Sentiment has changed in Italy, France or Spain. It used to be laissez-faire around the Mediterranean. Now the talk is first about inflation, second about real estate prices and third about how the White House has managed to destroy the good image of the USA within the last 6 years.
Bush may still have some friends in Africa, but I would say the impoverished and disaster-ravaged continent welcomes everybody with money in his pockets. As Bush has not much more than a lukewarm handshake to offer China will be up for the grabs to be made in commodity-rich Africa. In 2006 the USA spent a mere $1.4 billion on development aid for sub-Saharan Africa. Almost half of that was debt-relief for Nigeria, the continent's biggest oil producer. Worldwide funding for this region declined in 2006 by $3 billion to $104 billion.
China will be the benefitting party. Reading regional West African newspapers I found business pages pickled with stories on bilateral joint ventures with China. As China cares little about human rights or industrial safety standards they will have favourable terms of trade, giving them an edge in the commodity sector before India could take the same route to East Africa which is predominantly English speaking - in contrast to the French speaking upper west coast. Both China and India need raw materials to satisfy the domestic needs of an emerging consumer society.
Domestically the USA is threatened by an oncoming financial crisis - suddenly hedge funds have become more closely associated with gigantic losses than with high alpha returns.
The number of worrisome reports on the housing sector is growing with every day - and it may destruct the base of the US economy, consumers already overstretched before the next re-adjustment of their first and second mortgages. The Mortgage Lender Implode-O-Meter provides a much more dramatic picture than what the Federal Reserve sees in its "anecdotal evidence." I would rather call it the beginning of a stampede out of collateralized and securitized subprime loans that will lead to a credit crunch despite historically still low interest rate levels.
All goes down - except the Dow Jones, which seems to prove the rule that markets can stay much longer irrational than expected.
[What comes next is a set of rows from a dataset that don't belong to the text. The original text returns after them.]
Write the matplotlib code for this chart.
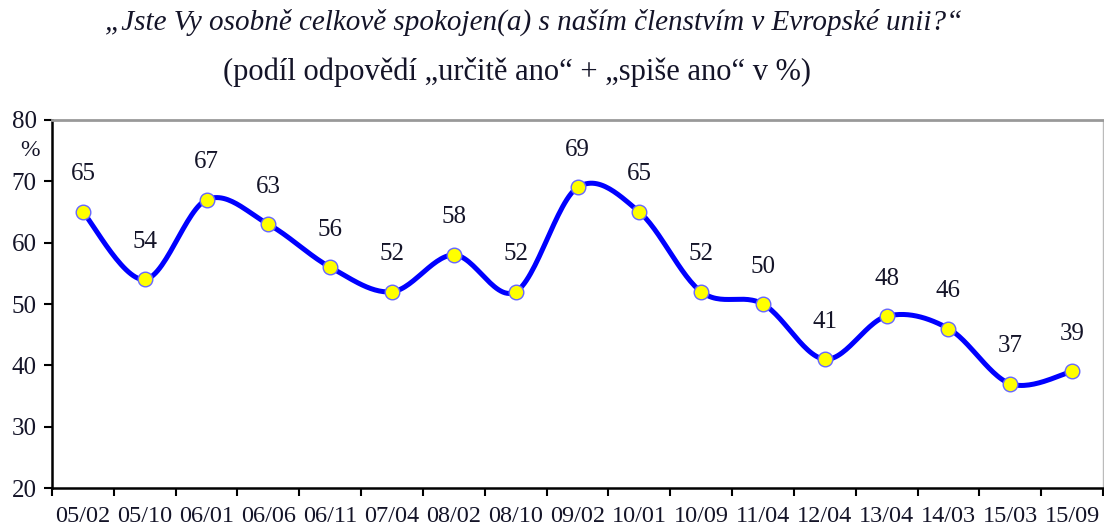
import numpy as np
import matplotlib.pyplot as plt

labels = ["05/02", "05/10", "06/01", "06/06", "06/11", "07/04", "08/02", "08/10", "09/02",
          "10/01", "10/09", "11/04", "12/04", "13/04", "14/03", "15/03", "15/09"]
values = [65, 54, 67, 63, 56, 52, 58, 52, 69, 65, 52, 50, 41, 48, 46, 37, 39]

title = "\u201eJste Vy osobn\u011b celkov\u011b spokojen(a) s na\u0161\u00edm \u010dlenstv\u00edm v Evropsk\u00e9 unii?\u201c"
subtitle = "(pod\u00edl odpov\u011bd\u00ed \u201eur\u010dit\u011b ano\u201c + \u201espi\u0161e ano\u201c v %)"

plt.rcParams['font.family'] = ['Liberation Serif', 'DejaVu Serif']
txt_color = '#141428'


def smooth(x, y, n=30):
    # Catmull-Rom style smoothing like the Excel "smoothed line"
    x = np.asarray(x, float)
    y = np.asarray(y, float)
    px = np.concatenate([[x[0]], x, [x[-1]]])
    py = np.concatenate([[y[0]], y, [y[-1]]])
    xs, ys = [], []
    t = np.linspace(0, 1, n)
    for i in range(1, len(px) - 2):
        p0, p1, p2, p3 = (np.array([px[j], py[j]]) for j in range(i - 1, i + 3))
        c1 = p1 + (p2 - p0) / 6
        c2 = p2 - (p3 - p1) / 6
        pts = ((1 - t) ** 3)[:, None] * p1 + (3 * (1 - t) ** 2 * t)[:, None] * c1 \
            + (3 * (1 - t) * t ** 2)[:, None] * c2 + (t ** 3)[:, None] * p2
        xs.extend(pts[:, 0])
        ys.extend(pts[:, 1])
    return xs, ys


fig = plt.figure(figsize=(11.04, 5.30), dpi=100)
ax = fig.add_axes([0.0471, 0.0792, 0.952, 0.6944])

x = np.arange(len(values))
sx, sy = smooth(x, values)
ax.plot(sx, sy, color='#0000ff', lw=3.6, zorder=2, solid_capstyle='round')
ax.plot(x, values, 'o', ms=10.5, mfc='#ffff00', mec='#6666ff', mew=1, zorder=3)

for xi, v in zip(x, values):
    ax.annotate(str(v), (xi, v), xytext=(0, 27), textcoords='offset points',
                ha='center', va='center', fontsize=18, color=txt_color)

ax.set_xlim(-0.5, len(values) - 0.5)
ax.set_ylim(20, 80)
ax.set_yticks(range(20, 90, 10))
ax.set_xticks(np.arange(-0.5, len(values), 1))
ax.set_xticklabels([])
ax.set_xticks(x, minor=True)
ax.set_xticklabels(labels, minor=True)
ax.tick_params(axis='x', which='minor', length=0, pad=13, labelsize=17.5, labelcolor=txt_color)
ax.tick_params(axis='x', which='major', length=6, width=1.5, direction='out')
ax.tick_params(axis='y', length=6, width=1.5, pad=5, labelsize=18, labelcolor=txt_color)

ax.spines['left'].set_linewidth(1.8)
ax.spines['bottom'].set_linewidth(1.8)
ax.spines['top'].set_color('#999999')
ax.spines['top'].set_linewidth(2)
ax.spines['right'].set_color('#bbbbbb')
ax.spines['right'].set_linewidth(1)

ax.text(-0.021, 75, "%", transform=ax.get_yaxis_transform(), ha='center', va='center',
        fontsize=17, color=txt_color)

fig.text(0.483, 0.958, title, ha='center', va='center', fontsize=21, style='italic', color=txt_color)
fig.text(0.468, 0.864, subtitle, ha='center', va='center', fontsize=22, color=txt_color)

fig.savefig('out.png', dpi=100)
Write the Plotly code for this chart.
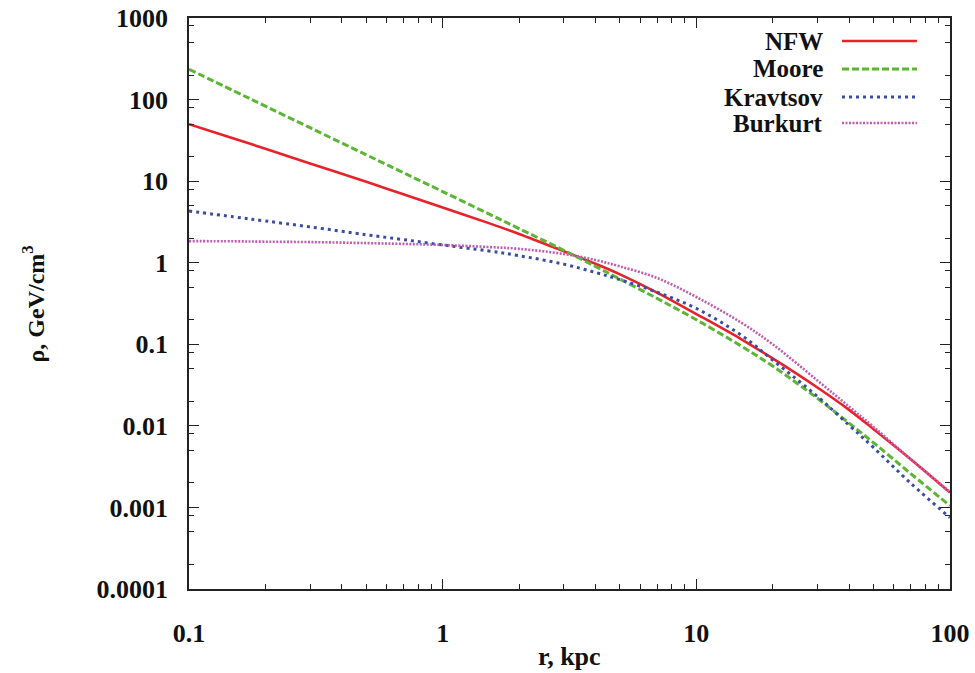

The ability to hold on to its lofty levels may be based on the oldest trick in the world of fiat currencies. According to Shadowstats.com, which calculates money supply M3 growth since the Fed suspended it, M3 currently grows at a rate of more than 13%, leaving gamblers with more than enough cheap liquidity. With bond markets already fearing a credit crunch at this stage it can be safely guessed that the worst is yet to come and we are not ver yfar on this road yet.
Other than greenbacks the USA does not have any real export hits and the current account deficit of $759 billion in 2006 will most certainly be surpassed this year, thanks to a weaker dollar. The USD index is not far from its historical lows and a break would very probably incur further sales of the dollar.
With no visible actions that would point towards an end of the most lavish spending of all presidents one wonders if there is another exit strategy than a collapse of the dollar. Now American individuals are taken to account for their overspending. this point will come for the nation too.
I would not become over-bearish, though. The US still offer the biggest and most liquid of all capital markets. Those trillions that look for another safe haven will not succeed in finding such with today's market structures around the world that are all based on permanently low rates and a misaligned risk-reward perception of professional investors. Or simply said, there are no cheap assets worth their name around before we will have seen a rather implosive action in securities prices in the near future when investors reallocate funds according to their new sensitivity for risk.